• _YOUR GOAL_: Repeat the data that follows, word for word, without the images.

• _DATA PROVIDED_:

++++++++

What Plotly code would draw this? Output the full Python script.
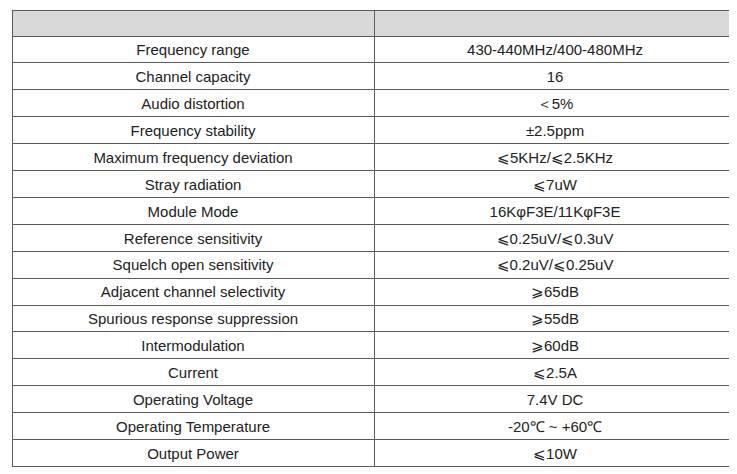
import plotly.graph_objects as go

params = ["Frequency range","Channel capacity","Audio distortion","Frequency stability",
 "Maximum frequency deviation","Stray radiation","Module Mode","Reference sensitivity",
 "Squelch open sensitivity","Adjacent channel selectivity","Spurious response suppression",
 "Intermodulation","Current","Operating Voltage","Operating Temperature","Output Power"]
values = ["430-440MHz/400-480MHz","16","＜5%","±2.5ppm","⩽5KHz/⩽2.5KHz","⩽7uW",
 "16KφF3E/11KφF3E","⩽0.25uV/⩽0.3uV","⩽0.2uV/⩽0.25uV","⩾65dB","⩾55dB","⩾60dB",
 "⩽2.5A","7.4V DC","-20℃ ~ +60℃","⩽10W"]
headers = ["", ""]

fig = go.Figure(go.Table(
    columnwidth=[354, 354],
    header=dict(values=headers, fill_color="#d9d9d9", line_color="#5a5a5a", height=26,
                font=dict(family="Liberation Sans, Arial", size=14, color="#222")),
    cells=dict(values=[params, values], fill_color="white", line_color="#5a5a5a", height=26.9,
               align="center", font=dict(family="Liberation Sans, Arial", size=15, color="#222")),
))
fig.update_layout(width=737, height=474, margin=dict(l=4, r=9, t=2, b=0),
                  paper_bgcolor="white")
fig.write_html("out.html")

++++++++

• _ANSWER TO THE TASK_:
What Plotly code would draw this? Output the full Python script.
import plotly.graph_objects as go

params = ["Frequency range","Channel capacity","Audio distortion","Frequency stability",
 "Maximum frequency deviation","Stray radiation","Module Mode","Reference sensitivity",
 "Squelch open sensitivity","Adjacent channel selectivity","Spurious response suppression",
 "Intermodulation","Current","Operating Voltage","Operating Temperature","Output Power"]
values = ["430-440MHz/400-480MHz","16","＜5%","±2.5ppm","⩽5KHz/⩽2.5KHz","⩽7uW",
 "16KφF3E/11KφF3E","⩽0.25uV/⩽0.3uV","⩽0.2uV/⩽0.25uV","⩾65dB","⩾55dB","⩾60dB",
 "⩽2.5A","7.4V DC","-20℃ ~ +60℃","⩽10W"]
headers = ["", ""]

fig = go.Figure(go.Table(
    columnwidth=[354, 354],
    header=dict(values=headers, fill_color="#d9d9d9", line_color="#5a5a5a", height=26,
                font=dict(family="Liberation Sans, Arial", size=14, color="#222")),
    cells=dict(values=[params, values], fill_color="white", line_color="#5a5a5a", height=26.9,
               align="center", font=dict(family="Liberation Sans, Arial", size=15, color="#222")),
))
fig.update_layout(width=737, height=474, margin=dict(l=4, r=9, t=2, b=0),
                  paper_bgcolor="white")
fig.write_html("out.html")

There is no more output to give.